Changing Chinese attitudes…
Even if the US doesn’t default in the next couple of weeks, all the talk that it might do so has focused minds in Beijing.
Over the past two years Premier Wen Jiabao has publicly worried about the size of China’s US debt holding, as well as its potential to decline in value. Accordingly, there has been a conscious move this year to diversify reserves – buying more Japanese government bonds, as well as from governments in the eurozone (good luck with that, the US Treasury might well respond). In the first four months of the year, it is estimated China’s reserves rose $200 billion: of that $150 billion went into non-US dollar assets.
Back in April, China’s central bank governor also admitted the nation’s foreign exchange reserves had exceeded a reasonable level. Many interpreted that as code for ‘we have too much exposure to US debt’. According to the Shanghai Evening Post, governor Zhou Xiaochuan told an international forum that another alternative to buying more US Treasuries was for China to direct its savings surplus to emerging market economies. These are the growth spots, he said, but lack capital for development.
Liu Shengjun, vice president of CEIBS Lujiazui International Financial Research Institute agrees that China holds “excessively large numbers of US Treasury bonds”. In an interview with the National Business Daily he suggested China buys more commodities instead.
Of course, the other big trend in moving away from the dollar is to conduct more trade in the Chinese currency, the renminbi. In the past year this process has accelerated. But realistically, most of China’s cross-border trade in goods and services will be priced in dollars for the foreseeable future.
But as the New York Times points out, in the meantime the Chinese will use their creditor status as a source of diplomatic leverage.
The newspaper comments: “One senior American Treasury official noted the other evening, as his colleagues engaged in the giant game of default chicken, that sooner or later whatever agreement goes through the House and the Senate will have to pass muster, at least informally, in the Great Hall of the People. ‘You know how the generals always say that when it comes to our strategy in Afghanistan, the enemy has a vote?’ he asked. ‘Well, when it comes to borrowing a few trillion dollars, the Chinese have a vote, too.’”

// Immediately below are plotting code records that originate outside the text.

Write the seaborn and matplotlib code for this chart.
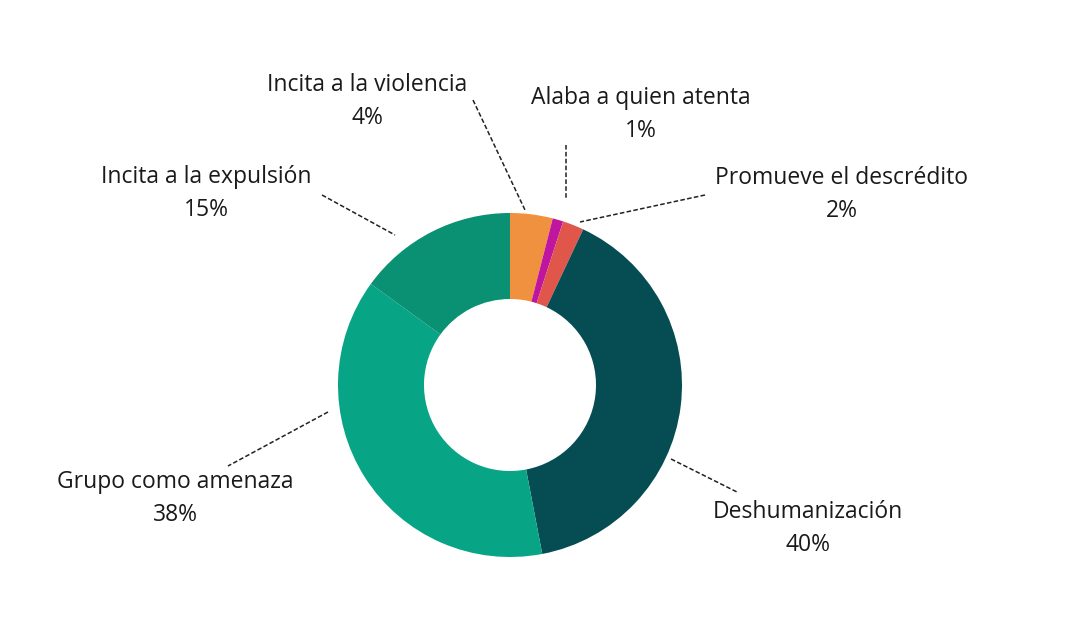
import matplotlib
matplotlib.use("Agg")
import matplotlib.pyplot as plt
import seaborn as sns

# datos (orden horario desde las 12)
categorias = ["Incita a la violencia", "Alaba a quien atenta", "Promueve el descrédito",
              "Deshumanización", "Grupo como amenaza", "Incita a la expulsión"]
porcentajes = [4, 1, 2, 40, 38, 15]
colores = ["#f0913f", "#c0169f", "#e0564b", "#064c53", "#07a585", "#0a9073"]

sns.set_theme(style="white")
plt.rcParams["font.family"] = ["Open Sans", "DejaVu Sans"]

W, H = 1068, 617
cx, cy, R = 510, 385, 172  # centro y radio en pixeles


def px(x, y):
    # pixel de la imagen -> coordenadas de datos (radio 1)
    return (x - cx) / R, (cy - y) / R


fig = plt.figure(figsize=(W / 100, H / 100), dpi=100)
ax = fig.add_axes([0, 0, 1, 1])
ax.pie(porcentajes, colors=sns.color_palette(colores), startangle=90, counterclock=False,
       radius=1, wedgeprops=dict(width=0.5, edgecolor="none"))
ax.set_xlim(-cx / R, (W - cx) / R)
ax.set_ylim(-(H - cy) / R, cy / R)
ax.set_aspect("equal")
ax.axis("off")

# posicion de etiquetas y lineas guia (pixeles)
etiquetas_pos = [(367, 85), (641, 98), (842, 178), (808, 512), (175, 482), (206, 177)]
lineas = [((473, 100), (525, 210)), ((566, 145), (566, 200)), ((705, 195), (580, 222)),
          ((671, 459), (737, 492)), ((328, 412), (228, 466)), ((322, 195), (395, 235))]

for cat, val, (lx, ly), (p0, p1) in zip(categorias, porcentajes, etiquetas_pos, lineas):
    x0, y0 = px(*p0)
    x1, y1 = px(*p1)
    ax.plot([x0, x1], [y0, y1], color="#222222", lw=1.1, ls=(0, (3, 1.5)))
    tx, ty = px(lx, ly)
    ax.text(tx, ty, cat, ha="center", va="center", fontsize=16.5, color="#1a1a1a")
    tx2, ty2 = px(lx, ly + 33)
    ax.text(tx2, ty2, f"{val}%", ha="center", va="center", fontsize=16.5, color="#1a1a1a")

fig.savefig("out.png", dpi=100, facecolor="white")
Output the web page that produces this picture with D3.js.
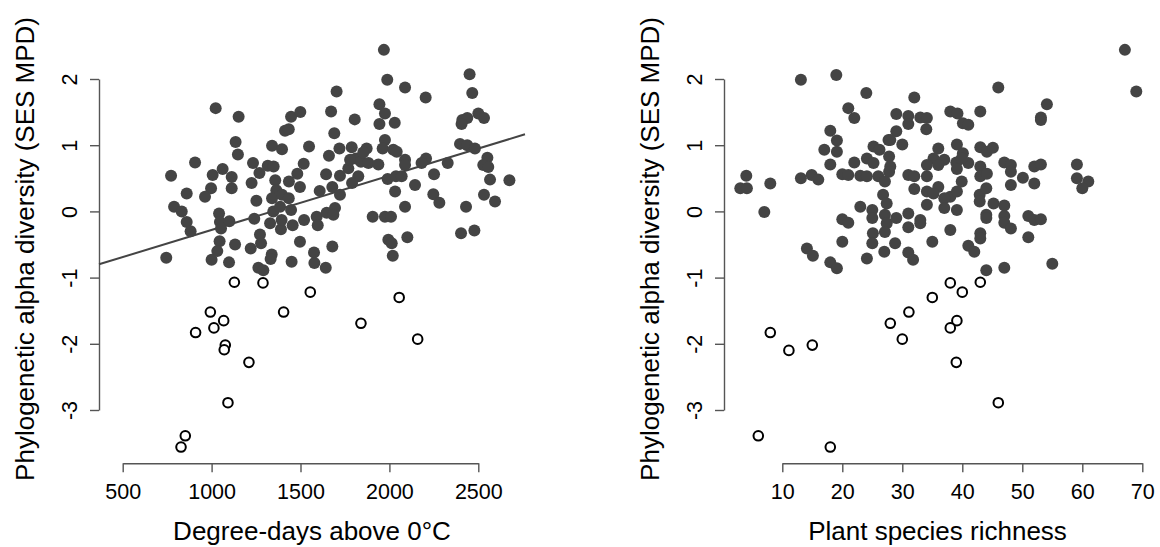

The deficit, it notes, gives China the right to criticise American spending policies. And the Chinese seem to think so too. This week the Shanghai Daily reported that the chief of general staff of the People’s Liberation Army told his counterpart Admiral Mike Mullen that the US should cut defence spending.
Chen Bingde said at a joint news conference: “I know the US is still recovering from the financial crisis. Under such circumstances, it is still spending a lot of money on its military and isn’t that placing too much pressure on taxpayers?”
And yesterday, China got explicit with its concerns. Foreign ministry spokesperson Hong Lei told a briefing that Beijing hoped the US would “act more seriously and effectively” to resolve the debt ceiling issue.
“ ‘Worried’ China warns US against debt downgrade” headlined the South China Morning Post.